The deduction theorem: If $\Delta\cup \{A\} \vdash B $,  then $\Delta\vdash A\rightarrow B$.
It's also known as "residuation". Informally, it says that if a formula $B$ follows from (is provable from) a set of formulas $\Delta\cup\{A\}$, then $A\rightarrow B$ is provable from $\Delta$ alone. Now what happens if $\Delta$ is the empty set? Then we just have $\{A\}\vdash B$ implies $\vdash A\rightarrow B$.
Secondly, understand that $W,X,Y\vdash Z$ really means $\{W,X,Y\}\vdash Z$. Some authors just leave out the set brackets on the left-hand side of the turnstile symbol and assume that it's understood from context that $W,X,Y$ is viewed as the set that contains $W,X,Y$. However, what appears on the right-hand side of the turnstile symbol is a formula, not a set of formulas.
Why is the first one correct?
I'll cover the "$\Rightarrow$" direction first.
If you have $\{W,X,Y\}\models Z$ then you have $\{W,X,Y\}\vdash Z$ by completeness. Note that  $\{W,X,Y\}=\{W,X\}\cup\{Y\}$ so you have $\{W,X\}\cup\{Y\}\vdash Z$. Now we apply the deduction theorem and get $\{W,X\}\vdash Y\rightarrow Z$. But $\{W,X\}=\{W\}\cup\{X\}$ so we have $\{W\}\cup\{X\}\vdash Y\rightarrow Z$. Applying the deduction theorem gives us $\{W\}\vdash X\rightarrow (Y\rightarrow Z)$. Note that $\{W\}=\emptyset\cup \{W\}$ so we have $\emptyset\cup \{W\}\vdash X\rightarrow (Y\rightarrow Z)$. Apply the deduction theorem again to get $\emptyset\vdash W\rightarrow (X\rightarrow (Y\rightarrow Z))$ which we usually write as $\vdash W\rightarrow (X\rightarrow (Y\rightarrow Z))$. Now, by soundness, we have $\models W\rightarrow (X\rightarrow (Y\rightarrow Z))$.

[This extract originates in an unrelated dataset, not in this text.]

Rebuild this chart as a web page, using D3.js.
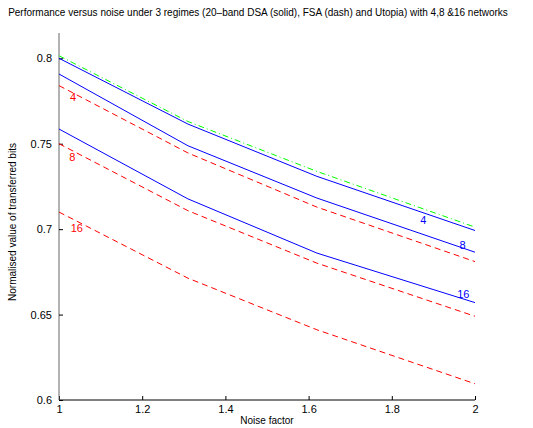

For the $\Leftarrow$ direction, $\models W\rightarrow (X\rightarrow (Y\rightarrow Z))$ means that $W\rightarrow (X\rightarrow (Y\rightarrow Z))$ is true in every model (every interpretation of the language). In particular, there is no model which makes $W$ true and $X\rightarrow (Y\rightarrow Z)$ false. Thus any model which makes $W$ true, also makes $X\rightarrow (Y\rightarrow Z)$ true. This just means, $W\models X\rightarrow (Y\rightarrow Z)$. Now you can repeat this argument for $X$, then repeat the argument for $Y$ and you end up with $W,X,Y\models Z$.
Why is the second one incorrect?
Either direction can fail. For example, let's consider the $\Rightarrow$ direction. If we have $\vdash X\rightarrow Y$ then by soundness we have $\models X\rightarrow Y$. This just means that $X\rightarrow Y$ is true in every model. In particular, there's no model that makes both $X$ true and $Y$ false. There are models which give some other truth combination for $X$ and $Y$. Consider a model $\mathscr{M}$ which makes both $X$ false and $Y$ true. Note that this model $\mathscr{M}$, doesn't make both $X$ true and $Y$ false. A conditional with a false antecedent is automatically true so $X\rightarrow Y$ is true on $\mathscr{M}$. But notice that  $\neg X\rightarrow \neg Y$ is false on $\mathscr{M}$ because $\mathscr{M}$ makes the antecedent true and the consequent false. In other words, $\mathscr{M}\not\models \neg X\rightarrow \neg Y$. Given that $\neg X\rightarrow \neg Y$ doesn't hold on a particular model $\mathscr{M}$, it cannot hold on every model. So we have $\not\models \neg X\rightarrow \neg Y$. By completeness, we have $\not\vdash \neg X\rightarrow\neg Y$.